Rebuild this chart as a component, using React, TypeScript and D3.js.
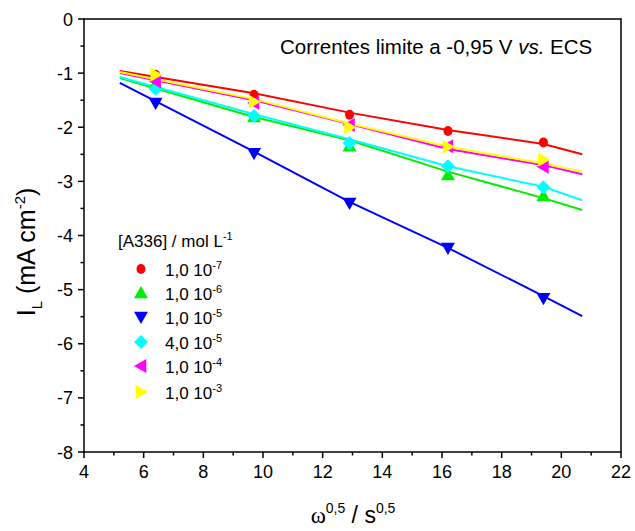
import React from "react";
import * as d3 from "d3";

const xPoints = [6.4, 9.7, 12.9, 16.2, 19.4];
const fitX = [5.2, 9.7, 12.9, 16.2, 19.4, 20.7];

const labels = ["1,0 10", "1,0 10", "1,0 10", "4,0 10", "1,0 10", "1,0 10"];
const exps = ["-7", "-6", "-5", "-5", "-4", "-3"];
const colors = ["#ff0000", "#00ee00", "#0000ff", "#00ffff", "#ff00ff", "#ffff00"];
const shapes = ["circle", "up", "down", "diamond", "left", "right"];

const redPts = [-1.03, -1.40, -1.77, -2.07, -2.28];
const greenPts = [-1.2, -1.81, -2.35, -2.88, -3.27];
const bluePts = [-1.55, -2.48, -3.40, -4.23, -5.16];
const cyanPts = [-1.29, -1.79, -2.29, -2.72, -3.11];
const magentaPts = [-1.15, -1.55, -1.96, -2.35, -2.73];
const yellowPts = [-1.03, -1.53, -2.0, -2.36, -2.6];

const redFit = [-0.96, -1.37, -1.73, -2.05, -2.31, -2.5];
const greenFit = [-1.09, -1.81, -2.24, -2.82, -3.31, -3.53];
const blueFit = [-1.18, -2.45, -3.38, -4.23, -5.12, -5.49];
const cyanFit = [-1.07, -1.76, -2.22, -2.72, -3.1, -3.35];
const magentaFit = [-1.0, -1.5, -1.94, -2.4, -2.7, -2.87];
const yellowFit = [-0.98, -1.48, -1.93, -2.36, -2.67, -2.82];

const seriesPts = [redPts, greenPts, bluePts, cyanPts, magentaPts, yellowPts];
const seriesFit = [redFit, greenFit, blueFit, cyanFit, magentaFit, yellowFit];

const xTicks = [4, 6, 8, 10, 12, 14, 16, 18, 20, 22];
const yTicks = [0, -1, -2, -3, -4, -5, -6, -7, -8];

const font = "'Liberation Sans', Arial, sans-serif";

function Marker({ shape, x, y, color }: { shape: string; x: number; y: number; color: string }) {
  const s = 7;
  if (shape === "circle") return <ellipse cx={x} cy={y} rx={4.5} ry={5} fill={color} />;
  let pts: number[][] = [];
  if (shape === "up") pts = [[0, -s], [s, s * 0.75], [-s, s * 0.75]];
  if (shape === "down") pts = [[0, s], [s, -s * 0.75], [-s, -s * 0.75]];
  if (shape === "left") pts = [[-s, 0], [s * 0.75, -s], [s * 0.75, s]];
  if (shape === "right") pts = [[s, 0], [-s * 0.75, -s], [-s * 0.75, s]];
  if (shape === "diamond") pts = [[0, -s], [s, 0], [0, s], [-s, 0]];
  return <polygon points={pts.map((p) => `${x + p[0]},${y + p[1]}`).join(" ")} fill={color} />;
}

export default function App() {
  const left = 84, right = 621, top = 19, bottom = 452;
  const x = d3.scaleLinear().domain([4, 22]).range([left, right]);
  const y = d3.scaleLinear().domain([0, -8]).range([top, bottom]);
  const line = d3.line<[number, number]>().x((d) => x(d[0])).y((d) => y(d[1]));
  const xMinor = d3.range(5, 22, 2);
  const yMinor = d3.range(-0.5, -8, -1);
  const legendY = [269, 293, 317, 342, 366, 392];

  return (
    <svg width={635} height={531} style={{ position: "absolute", left: 0, top: 0, background: "#fff" }} fontFamily={font}>
      <rect x={0} y={0} width={635} height={531} fill="#fff" />
      {seriesFit.map((f, i) => (
        <path key={i} d={line(fitX.map((xv, j) => [xv, f[j]]) as [number, number][]) || ""} fill="none" stroke={colors[i]} strokeWidth={2} />
      ))}
      {seriesPts.map((p, i) =>
        p.map((v, j) => <Marker key={`${i}-${j}`} shape={shapes[i]} x={x(xPoints[j])} y={y(v)} color={colors[i]} />)
      )}
      <rect x={left} y={top} width={right - left} height={bottom - top} fill="none" stroke="#000" strokeWidth={1.5} />
      {xTicks.map((t) => (
        <g key={t}>
          <line x1={x(t)} x2={x(t)} y1={bottom} y2={bottom + 6} stroke="#000" strokeWidth={1.5} />
          <text x={x(t)} y={bottom + 26} textAnchor="middle" fontSize={18}>{t}</text>
        </g>
      ))}
      {xMinor.map((t) => (
        <line key={t} x1={x(t)} x2={x(t)} y1={bottom} y2={bottom + 3.5} stroke="#000" strokeWidth={1.5} />
      ))}
      {yTicks.map((t) => (
        <g key={t}>
          <line x1={left - 6} x2={left} y1={y(t)} y2={y(t)} stroke="#000" strokeWidth={1.5} />
          <text x={left - 11} y={y(t) + 6.5} textAnchor="end" fontSize={18}>{t}</text>
        </g>
      ))}
      {yMinor.map((t) => (
        <line key={t} x1={left - 3.5} x2={left} y1={y(t)} y2={y(t)} stroke="#000" strokeWidth={1.5} />
      ))}
      <text x={353} y={523} textAnchor="middle" fontSize={23}>
        <tspan fontFamily="'Liberation Serif', serif">ω</tspan>
        <tspan fontSize={14} dy={-10}>0,5</tspan>
        <tspan dy={10}> / s</tspan>
        <tspan fontSize={14} dy={-10}>0,5</tspan>
      </text>
      <g transform="translate(35,252) rotate(-90)">
        <text x={0} y={0} textAnchor="middle" fontSize={25}>
          <tspan>I</tspan>
          <tspan fontSize={15} dy={7}>L</tspan>
          <tspan dy={-7}> (mA cm</tspan>
          <tspan fontSize={15} dy={-10}>-2</tspan>
          <tspan dy={10}>)</tspan>
        </text>
      </g>
      <text x={280} y={54} fontSize={20.5}>
        Correntes limite a -0,95 V <tspan fontStyle="italic">vs.</tspan> ECS
      </text>
      <text x={118} y={247} fontSize={17}>
        [A336] / mol L<tspan fontSize={11} dy={-7}>-1</tspan>
      </text>
      {labels.map((l, i) => (
        <g key={i}>
          <Marker shape={shapes[i]} x={141} y={legendY[i]} color={colors[i]} />
          <text x={165} y={legendY[i] + 7} fontSize={17}>
            {l}<tspan fontSize={11} dy={-7}>{exps[i]}</tspan>
          </text>
        </g>
      ))}
    </svg>
  );
}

------

Exclude every picture and copy the remaining data exactly.

▶ [Correct response]:
Rebuild this chart as a component, using React, TypeScript and D3.js.
import React from "react";
import * as d3 from "d3";

const xPoints = [6.4, 9.7, 12.9, 16.2, 19.4];
const fitX = [5.2, 9.7, 12.9, 16.2, 19.4, 20.7];

const labels = ["1,0 10", "1,0 10", "1,0 10", "4,0 10", "1,0 10", "1,0 10"];
const exps = ["-7", "-6", "-5", "-5", "-4", "-3"];
const colors = ["#ff0000", "#00ee00", "#0000ff", "#00ffff", "#ff00ff", "#ffff00"];
const shapes = ["circle", "up", "down", "diamond", "left", "right"];

const redPts = [-1.03, -1.40, -1.77, -2.07, -2.28];
const greenPts = [-1.2, -1.81, -2.35, -2.88, -3.27];
const bluePts = [-1.55, -2.48, -3.40, -4.23, -5.16];
const cyanPts = [-1.29, -1.79, -2.29, -2.72, -3.11];
const magentaPts = [-1.15, -1.55, -1.96, -2.35, -2.73];
const yellowPts = [-1.03, -1.53, -2.0, -2.36, -2.6];

const redFit = [-0.96, -1.37, -1.73, -2.05, -2.31, -2.5];
const greenFit = [-1.09, -1.81, -2.24, -2.82, -3.31, -3.53];
const blueFit = [-1.18, -2.45, -3.38, -4.23, -5.12, -5.49];
const cyanFit = [-1.07, -1.76, -2.22, -2.72, -3.1, -3.35];
const magentaFit = [-1.0, -1.5, -1.94, -2.4, -2.7, -2.87];
const yellowFit = [-0.98, -1.48, -1.93, -2.36, -2.67, -2.82];

const seriesPts = [redPts, greenPts, bluePts, cyanPts, magentaPts, yellowPts];
const seriesFit = [redFit, greenFit, blueFit, cyanFit, magentaFit, yellowFit];

const xTicks = [4, 6, 8, 10, 12, 14, 16, 18, 20, 22];
const yTicks = [0, -1, -2, -3, -4, -5, -6, -7, -8];

const font = "'Liberation Sans', Arial, sans-serif";

function Marker({ shape, x, y, color }: { shape: string; x: number; y: number; color: string }) {
  const s = 7;
  if (shape === "circle") return <ellipse cx={x} cy={y} rx={4.5} ry={5} fill={color} />;
  let pts: number[][] = [];
  if (shape === "up") pts = [[0, -s], [s, s * 0.75], [-s, s * 0.75]];
  if (shape === "down") pts = [[0, s], [s, -s * 0.75], [-s, -s * 0.75]];
  if (shape === "left") pts = [[-s, 0], [s * 0.75, -s], [s * 0.75, s]];
  if (shape === "right") pts = [[s, 0], [-s * 0.75, -s], [-s * 0.75, s]];
  if (shape === "diamond") pts = [[0, -s], [s, 0], [0, s], [-s, 0]];
  return <polygon points={pts.map((p) => `${x + p[0]},${y + p[1]}`).join(" ")} fill={color} />;
}

export default function App() {
  const left = 84, right = 621, top = 19, bottom = 452;
  const x = d3.scaleLinear().domain([4, 22]).range([left, right]);
  const y = d3.scaleLinear().domain([0, -8]).range([top, bottom]);
  const line = d3.line<[number, number]>().x((d) => x(d[0])).y((d) => y(d[1]));
  const xMinor = d3.range(5, 22, 2);
  const yMinor = d3.range(-0.5, -8, -1);
  const legendY = [269, 293, 317, 342, 366, 392];

  return (
    <svg width={635} height={531} style={{ position: "absolute", left: 0, top: 0, background: "#fff" }} fontFamily={font}>
      <rect x={0} y={0} width={635} height={531} fill="#fff" />
      {seriesFit.map((f, i) => (
        <path key={i} d={line(fitX.map((xv, j) => [xv, f[j]]) as [number, number][]) || ""} fill="none" stroke={colors[i]} strokeWidth={2} />
      ))}
      {seriesPts.map((p, i) =>
        p.map((v, j) => <Marker key={`${i}-${j}`} shape={shapes[i]} x={x(xPoints[j])} y={y(v)} color={colors[i]} />)
      )}
      <rect x={left} y={top} width={right - left} height={bottom - top} fill="none" stroke="#000" strokeWidth={1.5} />
      {xTicks.map((t) => (
        <g key={t}>
          <line x1={x(t)} x2={x(t)} y1={bottom} y2={bottom + 6} stroke="#000" strokeWidth={1.5} />
          <text x={x(t)} y={bottom + 26} textAnchor="middle" fontSize={18}>{t}</text>
        </g>
      ))}
      {xMinor.map((t) => (
        <line key={t} x1={x(t)} x2={x(t)} y1={bottom} y2={bottom + 3.5} stroke="#000" strokeWidth={1.5} />
      ))}
      {yTicks.map((t) => (
        <g key={t}>
          <line x1={left - 6} x2={left} y1={y(t)} y2={y(t)} stroke="#000" strokeWidth={1.5} />
          <text x={left - 11} y={y(t) + 6.5} textAnchor="end" fontSize={18}>{t}</text>
        </g>
      ))}
      {yMinor.map((t) => (
        <line key={t} x1={left - 3.5} x2={left} y1={y(t)} y2={y(t)} stroke="#000" strokeWidth={1.5} />
      ))}
      <text x={353} y={523} textAnchor="middle" fontSize={23}>
        <tspan fontFamily="'Liberation Serif', serif">ω</tspan>
        <tspan fontSize={14} dy={-10}>0,5</tspan>
        <tspan dy={10}> / s</tspan>
        <tspan fontSize={14} dy={-10}>0,5</tspan>
      </text>
      <g transform="translate(35,252) rotate(-90)">
        <text x={0} y={0} textAnchor="middle" fontSize={25}>
          <tspan>I</tspan>
          <tspan fontSize={15} dy={7}>L</tspan>
          <tspan dy={-7}> (mA cm</tspan>
          <tspan fontSize={15} dy={-10}>-2</tspan>
          <tspan dy={10}>)</tspan>
        </text>
      </g>
      <text x={280} y={54} fontSize={20.5}>
        Correntes limite a -0,95 V <tspan fontStyle="italic">vs.</tspan> ECS
      </text>
      <text x={118} y={247} fontSize={17}>
        [A336] / mol L<tspan fontSize={11} dy={-7}>-1</tspan>
      </text>
      {labels.map((l, i) => (
        <g key={i}>
          <Marker shape={shapes[i]} x={141} y={legendY[i]} color={colors[i]} />
          <text x={165} y={legendY[i] + 7} fontSize={17}>
            {l}<tspan fontSize={11} dy={-7}>{exps[i]}</tspan>
          </text>
        </g>
      ))}
    </svg>
  );
}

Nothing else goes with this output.